Write out each line exactly as given. Leave the pictures out of your copy.

[Entries with chart source code]
- - - -

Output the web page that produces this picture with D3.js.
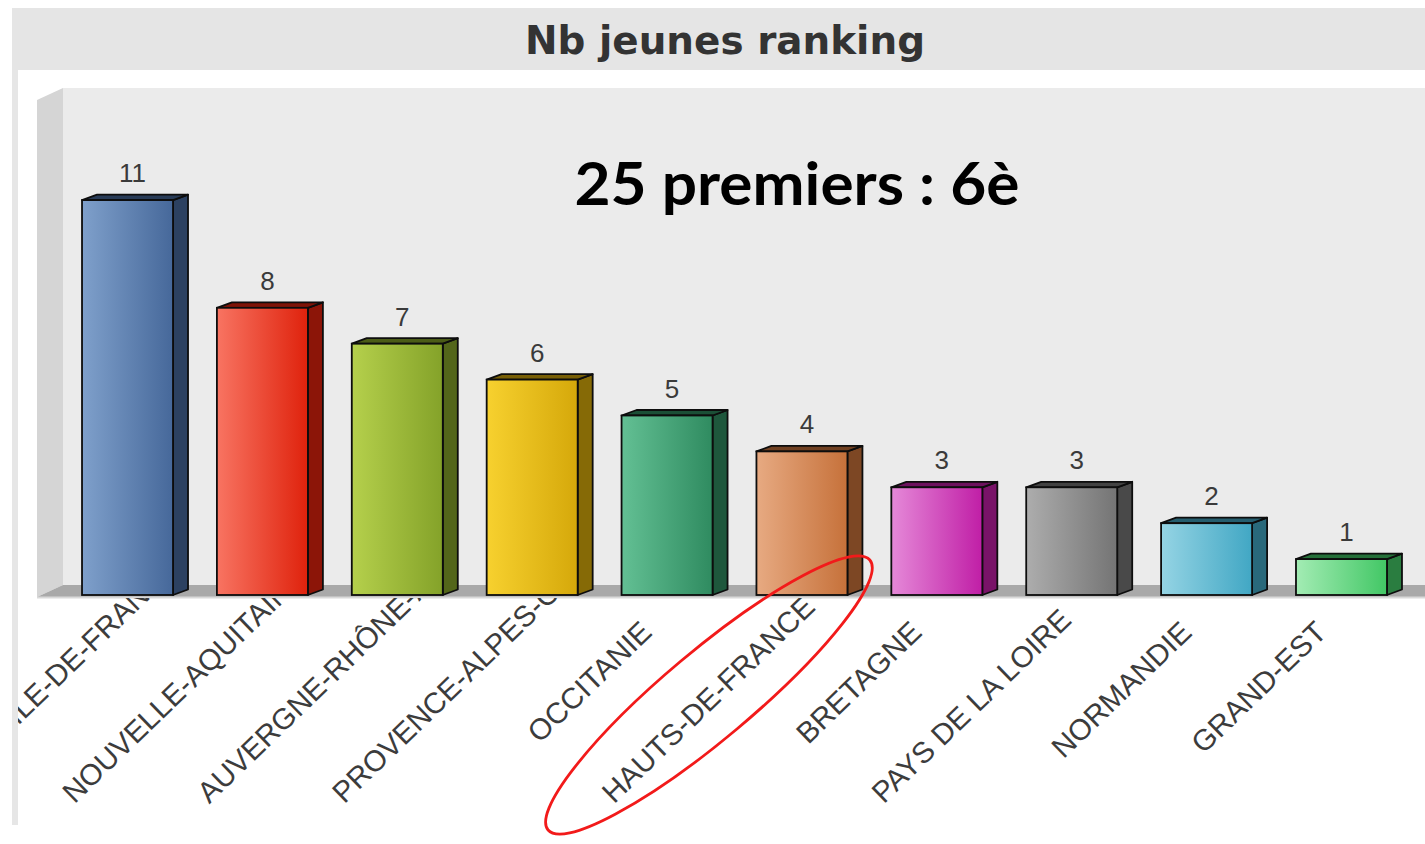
<!DOCTYPE html>
<html lang="fr">
<head>
<meta charset="UTF-8">
<title>Nb jeunes ranking</title>
<script src="https://cdn.jsdelivr.net/npm/d3@7/dist/d3.min.js"></script>
<style>
  html, body { margin: 0; padding: 0; background: #ffffff; }
  svg { display: block; }
</style>
</head>
<body>
<script>
    // data
    var regions = ["ÎLE-DE-FRANCE", "NOUVELLE-AQUITAINE", "AUVERGNE-RHÔNE-ALPES",
        "PROVENCE-ALPES-CÔTE D'AZUR", "OCCITANIE", "HAUTS-DE-FRANCE", "BRETAGNE",
        "PAYS DE LA LOIRE", "NORMANDIE", "GRAND-EST"];
    var nbJeunes = [11, 8, 7, 6, 5, 4, 3, 3, 2, 1];
    var chartTitle = "Nb jeunes ranking";
    var note = "25 premiers : 6è";
    var highlighted = "HAUTS-DE-FRANCE";

    // bar palette: light edge, dark edge of the front face
    var lightCol = ["#7fa0cb", "#f87462", "#b5d04c", "#f7d12f", "#63c094",
        "#e7aa82", "#e589d8", "#adadad", "#95d4e4", "#a3ecb4"];
    var darkCol = ["#46689a", "#df220c", "#84a229", "#d5a80a", "#2f8b60",
        "#c6713a", "#c01ea6", "#747474", "#41a7c4", "#42c765"];

    var W = 1425, H = 844;
    var wallLeft = 63, wallTop = 88, sideLeft = 37;
    var floorTop = 585, base = 595;
    var depthX = 15, depthY = -5.5;
    var yMax = 14;

    var svg = d3.select("body").append("svg")
        .attr("width", W)
        .attr("height", H);

    var defs = svg.append("defs");

    // frame
    svg.append("rect").attr("x", 12).attr("y", 8).attr("width", 6).attr("height", 817)
        .attr("fill", "#e6e6e6");
    svg.append("rect").attr("x", 12).attr("y", 8).attr("width", W - 12).attr("height", 62)
        .attr("fill", "#e5e5e5");
    svg.append("text")
        .attr("x", 725).attr("y", 54)
        .attr("text-anchor", "middle")
        .attr("font-family", "DejaVu Sans, Verdana, sans-serif")
        .attr("font-weight", "bold")
        .attr("font-size", 39)
        .attr("textLength", 400)
        .attr("lengthAdjust", "spacingAndGlyphs")
        .attr("fill", "#333333")
        .text(chartTitle);

    var x = d3.scaleBand()
        .domain(regions)
        .range([wallLeft, 1406])
        .paddingInner(0.3254)
        .paddingOuter(0.141);

    var y = d3.scaleLinear()
        .domain([0, yMax])
        .range([base, base - yMax * 35.9]);

    // 3D walls and floor
    svg.append("rect")
        .attr("x", wallLeft).attr("y", wallTop)
        .attr("width", W - wallLeft).attr("height", floorTop - wallTop)
        .attr("fill", "#ebebeb");
    svg.append("polygon")
        .attr("points", [[sideLeft, wallTop + 12], [wallLeft, wallTop], [wallLeft, floorTop], [sideLeft, base + 2]].join(" "))
        .attr("fill", "#d5d5d5");
    svg.append("polygon")
        .attr("points", [[sideLeft, base + 2], [wallLeft, floorTop], [W, floorTop], [W, base + 2]].join(" "))
        .attr("fill", "#a9a9a9");
    svg.append("rect")
        .attr("x", sideLeft).attr("y", base + 1.5).attr("width", W - sideLeft).attr("height", 2)
        .attr("fill", "#d9d9d9");

    var data = regions.map(function (r, i) {
        return {name: r, value: nbJeunes[i], i: i};
    });

    data.forEach(function (d) {
        var g = defs.append("linearGradient")
            .attr("id", "grad" + d.i)
            .attr("x1", "0%").attr("x2", "100%").attr("y1", "0%").attr("y2", "0%");
        g.append("stop").attr("offset", "0%").attr("stop-color", lightCol[d.i]);
        g.append("stop").attr("offset", "100%").attr("stop-color", darkCol[d.i]);
    });

    var bars = svg.selectAll("g.bar")
        .data(data)
        .enter()
        .append("g")
        .attr("class", "bar");

    bars.append("polygon")
        .attr("points", function (d) {
            var x1 = x(d.name) + x.bandwidth(), t = y(d.value);
            return [[x1, t], [x1 + depthX, t + depthY], [x1 + depthX, base + depthY], [x1, base]].join(" ");
        })
        .attr("fill", function (d) { return d3.color(darkCol[d.i]).darker(1.3); })
        .attr("stroke", "#0d0d0d")
        .attr("stroke-width", 1.8)
        .attr("stroke-linejoin", "round");

    bars.append("polygon")
        .attr("points", function (d) {
            var x0 = x(d.name), x1 = x0 + x.bandwidth(), t = y(d.value);
            return [[x0, t], [x0 + depthX, t + depthY], [x1 + depthX, t + depthY], [x1, t]].join(" ");
        })
        .attr("fill", function (d) { return d3.color(darkCol[d.i]).darker(1.6); })
        .attr("stroke", "#0d0d0d")
        .attr("stroke-width", 1.8)
        .attr("stroke-linejoin", "round");

    bars.append("rect")
        .attr("x", function (d) { return x(d.name); })
        .attr("y", function (d) { return y(d.value); })
        .attr("width", x.bandwidth())
        .attr("height", function (d) { return base - y(d.value); })
        .attr("fill", function (d) { return "url(#grad" + d.i + ")"; })
        .attr("stroke", "#0d0d0d")
        .attr("stroke-width", 1.8);

    bars.append("text")
        .attr("x", function (d) { return x(d.name) + x.bandwidth() / 2 + 5; })
        .attr("y", function (d) { return y(d.value) - 18; })
        .attr("text-anchor", "middle")
        .attr("font-family", "Liberation Sans, Arial, sans-serif")
        .attr("font-size", 26)
        .attr("fill", "#3a3a3a")
        .text(function (d) { return d.value; });

    // rotated category labels, clipped below the floor;
    // short names sit near the axis, long ones start at the bottom of the label band
    defs.append("clipPath").attr("id", "labelClip")
        .append("rect").attr("x", 18).attr("y", 598).attr("width", W).attr("height", H);

    var angle = 44;
    var labels = svg.append("g").attr("clip-path", "url(#labelClip)");
    labels.selectAll("text")
        .data(data)
        .enter()
        .append("text")
        .attr("font-family", "Liberation Sans, Arial, sans-serif")
        .attr("font-size", 29.5)
        .attr("fill", "#3c3c3c")
        .text(function (d) { return d.name; })
        .attr("transform", function (d) {
            var L = this.getComputedTextLength();
            var ax = x(d.name) + x.bandwidth() / 2 + depthX / 2 + 6, ay = base + 8;
            var dist = (L + 41 > 240) ? 285 : L + 41;
            // do not start beyond the panel edge
            dist = Math.min(dist, (ax - 18) / Math.SQRT1_2);
            var sx = ax - dist * Math.SQRT1_2, sy = ay + dist * Math.SQRT1_2;
            return "translate(" + sx + "," + sy + ") rotate(" + (-angle) + ")";
        });

    // annotation
    svg.append("text")
        .attr("x", 797).attr("y", 205)
        .attr("text-anchor", "middle")
        .attr("font-family", "Lato, Open Sans, sans-serif")
        .attr("font-weight", "bold")
        .attr("font-size", 60)
        .attr("textLength", 445)
        .attr("lengthAdjust", "spacingAndGlyphs")
        .attr("fill", "#000000")
        .text(note);

    var hx = x(highlighted) + x.bandwidth() / 2 - 93;
    svg.append("ellipse")
        .attr("cx", 0).attr("cy", 0)
        .attr("rx", 210).attr("ry", 44)
        .attr("transform", "translate(" + hx + ",695) rotate(-40)")
        .attr("fill", "none")
        .attr("stroke", "#f21a1a")
        .attr("stroke-width", 2.8);
</script>
</body>
</html>
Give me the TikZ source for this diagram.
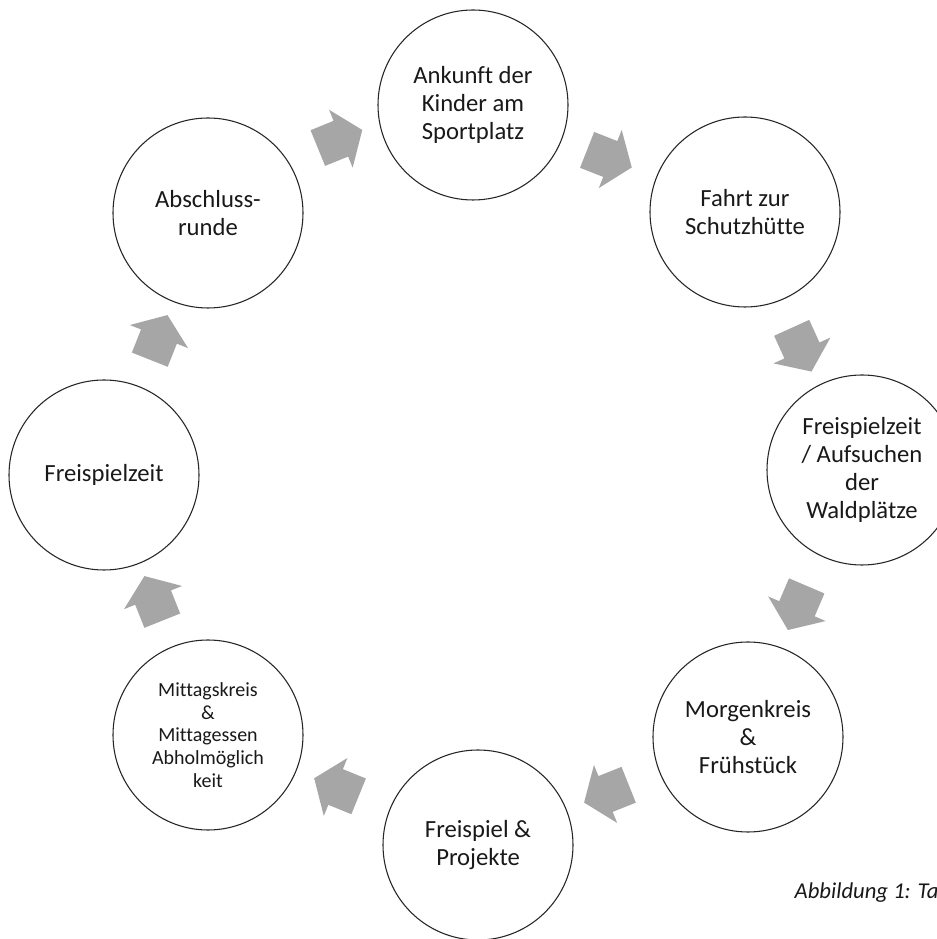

- - - -

* **ANSWER BELOW**
Output the web page that produces this picture with D3.js.
<!DOCTYPE html>
<html lang="fr">
<head>
<meta charset="UTF-8">
<title>Nb jeunes ranking</title>
<script src="https://cdn.jsdelivr.net/npm/d3@7/dist/d3.min.js"></script>
<style>
  html, body { margin: 0; padding: 0; background: #ffffff; }
  svg { display: block; }
</style>
</head>
<body>
<script>
    // data
    var regions = ["ÎLE-DE-FRANCE", "NOUVELLE-AQUITAINE", "AUVERGNE-RHÔNE-ALPES",
        "PROVENCE-ALPES-CÔTE D'AZUR", "OCCITANIE", "HAUTS-DE-FRANCE", "BRETAGNE",
        "PAYS DE LA LOIRE", "NORMANDIE", "GRAND-EST"];
    var nbJeunes = [11, 8, 7, 6, 5, 4, 3, 3, 2, 1];
    var chartTitle = "Nb jeunes ranking";
    var note = "25 premiers : 6è";
    var highlighted = "HAUTS-DE-FRANCE";

    // bar palette: light edge, dark edge of the front face
    var lightCol = ["#7fa0cb", "#f87462", "#b5d04c", "#f7d12f", "#63c094",
        "#e7aa82", "#e589d8", "#adadad", "#95d4e4", "#a3ecb4"];
    var darkCol = ["#46689a", "#df220c", "#84a229", "#d5a80a", "#2f8b60",
        "#c6713a", "#c01ea6", "#747474", "#41a7c4", "#42c765"];

    var W = 1425, H = 844;
    var wallLeft = 63, wallTop = 88, sideLeft = 37;
    var floorTop = 585, base = 595;
    var depthX = 15, depthY = -5.5;
    var yMax = 14;

    var svg = d3.select("body").append("svg")
        .attr("width", W)
        .attr("height", H);

    var defs = svg.append("defs");

    // frame
    svg.append("rect").attr("x", 12).attr("y", 8).attr("width", 6).attr("height", 817)
        .attr("fill", "#e6e6e6");
    svg.append("rect").attr("x", 12).attr("y", 8).attr("width", W - 12).attr("height", 62)
        .attr("fill", "#e5e5e5");
    svg.append("text")
        .attr("x", 725).attr("y", 54)
        .attr("text-anchor", "middle")
        .attr("font-family", "DejaVu Sans, Verdana, sans-serif")
        .attr("font-weight", "bold")
        .attr("font-size", 39)
        .attr("textLength", 400)
        .attr("lengthAdjust", "spacingAndGlyphs")
        .attr("fill", "#333333")
        .text(chartTitle);

    var x = d3.scaleBand()
        .domain(regions)
        .range([wallLeft, 1406])
        .paddingInner(0.3254)
        .paddingOuter(0.141);

    var y = d3.scaleLinear()
        .domain([0, yMax])
        .range([base, base - yMax * 35.9]);

    // 3D walls and floor
    svg.append("rect")
        .attr("x", wallLeft).attr("y", wallTop)
        .attr("width", W - wallLeft).attr("height", floorTop - wallTop)
        .attr("fill", "#ebebeb");
    svg.append("polygon")
        .attr("points", [[sideLeft, wallTop + 12], [wallLeft, wallTop], [wallLeft, floorTop], [sideLeft, base + 2]].join(" "))
        .attr("fill", "#d5d5d5");
    svg.append("polygon")
        .attr("points", [[sideLeft, base + 2], [wallLeft, floorTop], [W, floorTop], [W, base + 2]].join(" "))
        .attr("fill", "#a9a9a9");
    svg.append("rect")
        .attr("x", sideLeft).attr("y", base + 1.5).attr("width", W - sideLeft).attr("height", 2)
        .attr("fill", "#d9d9d9");

    var data = regions.map(function (r, i) {
        return {name: r, value: nbJeunes[i], i: i};
    });

    data.forEach(function (d) {
        var g = defs.append("linearGradient")
            .attr("id", "grad" + d.i)
            .attr("x1", "0%").attr("x2", "100%").attr("y1", "0%").attr("y2", "0%");
        g.append("stop").attr("offset", "0%").attr("stop-color", lightCol[d.i]);
        g.append("stop").attr("offset", "100%").attr("stop-color", darkCol[d.i]);
    });

    var bars = svg.selectAll("g.bar")
        .data(data)
        .enter()
        .append("g")
        .attr("class", "bar");

    bars.append("polygon")
        .attr("points", function (d) {
            var x1 = x(d.name) + x.bandwidth(), t = y(d.value);
            return [[x1, t], [x1 + depthX, t + depthY], [x1 + depthX, base + depthY], [x1, base]].join(" ");
        })
        .attr("fill", function (d) { return d3.color(darkCol[d.i]).darker(1.3); })
        .attr("stroke", "#0d0d0d")
        .attr("stroke-width", 1.8)
        .attr("stroke-linejoin", "round");

    bars.append("polygon")
        .attr("points", function (d) {
            var x0 = x(d.name), x1 = x0 + x.bandwidth(), t = y(d.value);
            return [[x0, t], [x0 + depthX, t + depthY], [x1 + depthX, t + depthY], [x1, t]].join(" ");
        })
        .attr("fill", function (d) { return d3.color(darkCol[d.i]).darker(1.6); })
        .attr("stroke", "#0d0d0d")
        .attr("stroke-width", 1.8)
        .attr("stroke-linejoin", "round");

    bars.append("rect")
        .attr("x", function (d) { return x(d.name); })
        .attr("y", function (d) { return y(d.value); })
        .attr("width", x.bandwidth())
        .attr("height", function (d) { return base - y(d.value); })
        .attr("fill", function (d) { return "url(#grad" + d.i + ")"; })
        .attr("stroke", "#0d0d0d")
        .attr("stroke-width", 1.8);

    bars.append("text")
        .attr("x", function (d) { return x(d.name) + x.bandwidth() / 2 + 5; })
        .attr("y", function (d) { return y(d.value) - 18; })
        .attr("text-anchor", "middle")
        .attr("font-family", "Liberation Sans, Arial, sans-serif")
        .attr("font-size", 26)
        .attr("fill", "#3a3a3a")
        .text(function (d) { return d.value; });

    // rotated category labels, clipped below the floor;
    // short names sit near the axis, long ones start at the bottom of the label band
    defs.append("clipPath").attr("id", "labelClip")
        .append("rect").attr("x", 18).attr("y", 598).attr("width", W).attr("height", H);

    var angle = 44;
    var labels = svg.append("g").attr("clip-path", "url(#labelClip)");
    labels.selectAll("text")
        .data(data)
        .enter()
        .append("text")
        .attr("font-family", "Liberation Sans, Arial, sans-serif")
        .attr("font-size", 29.5)
        .attr("fill", "#3c3c3c")
        .text(function (d) { return d.name; })
        .attr("transform", function (d) {
            var L = this.getComputedTextLength();
            var ax = x(d.name) + x.bandwidth() / 2 + depthX / 2 + 6, ay = base + 8;
            var dist = (L + 41 > 240) ? 285 : L + 41;
            // do not start beyond the panel edge
            dist = Math.min(dist, (ax - 18) / Math.SQRT1_2);
            var sx = ax - dist * Math.SQRT1_2, sy = ay + dist * Math.SQRT1_2;
            return "translate(" + sx + "," + sy + ") rotate(" + (-angle) + ")";
        });

    // annotation
    svg.append("text")
        .attr("x", 797).attr("y", 205)
        .attr("text-anchor", "middle")
        .attr("font-family", "Lato, Open Sans, sans-serif")
        .attr("font-weight", "bold")
        .attr("font-size", 60)
        .attr("textLength", 445)
        .attr("lengthAdjust", "spacingAndGlyphs")
        .attr("fill", "#000000")
        .text(note);

    var hx = x(highlighted) + x.bandwidth() / 2 - 93;
    svg.append("ellipse")
        .attr("cx", 0).attr("cy", 0)
        .attr("rx", 210).attr("ry", 44)
        .attr("transform", "translate(" + hx + ",695) rotate(-40)")
        .attr("fill", "none")
        .attr("stroke", "#f21a1a")
        .attr("stroke-width", 2.8);
</script>
</body>
</html>
Give me the TikZ source for this diagram.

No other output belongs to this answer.